In Texas, former prosecutor and judge Ken Anderson pled guilty to intentionally failing to disclose evidence in a case that sent an innocent man, Michael Morton, to prison for the murder of his wife.
When trying the case as a prosecutor, Anderson possessed evidence that may have cleared Morton, including statements from the crime’s only eyewitness that Morton was NOT the culprit. Anderson sat on this evidence, and then watched Morton get convicted. While Morton remained in prison for the next 25 years, Anderson’s career flourished, and he eventually became a judge.
Anderson pled to criminal contempt. He will have to give up his law license, perform 500 hours of community service, and spend 10 days in jail. Anderson had already resigned in September from his position on the Texas bench.
What makes today’s plea newsworthy is not that Anderson engaged in misconduct that sent an innocent man to prison. Indeed, while most prosecutors and police officers are ethical and take their constitutional obligations seriously, government misconduct–including disclosure breaches known as Brady violations–occurs so frequently that it has become one of the chief causes of wrongful conviction.
What’s newsworthy and novel about today’s plea is that a prosecutor was actually punished in a meaningful way for his transgressions. Rogue cops and prosecutors going unpunished is the rule rather than the exception.
My opinion? Ken Anderson’s conviction and incarceration is an anomaly in a society where police and prosecutorial misconduct goes largely unpunished. But it is a step in the right direction. Hopefully, today’s result will deter rogue cops and prosecutors in the future from engaging in similar misconduct. But this will happen only if judges across the country do what the judge did more than 25 years ago in the Morton case: issue an order requiring that proper disclosure to the defense, or risk criminal contempt proceedings.
For defense attorneys, the best way to prevent similar miscarriages of justice from happening is to explicitly write in the Demand for Discovery, “Any evidence which tends to negate the guilt of the accused as to the offense charged or which would tend to mitigate the accused’s punishment.” According to court rule and statute, the Prosecutor must disclose this evidence.

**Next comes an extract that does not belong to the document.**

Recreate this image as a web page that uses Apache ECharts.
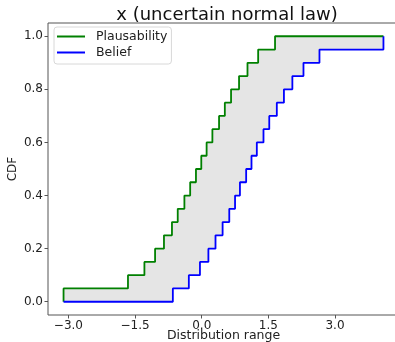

Also, entering an Omnibus Order signed by the judge tends to put attorneys on their best behavior. An omnibus hearing is a criminal pretrial hearing. Typically, disclosure of evidentiary matters, procedural, and constitutional issues are attempted to be resolved. In my Omnibus Motions/Orders I (again) request all evidence from the Prosecutor which tends to negate the defendant’s guilt.
Creating a court record like the one described above puts all parties on notice that discovery violations will NOT be tolerated. In some cases, I’ve sought sanctions against Prosecutors when I later discover they withheld evidence that they later tried to get admitted at trial.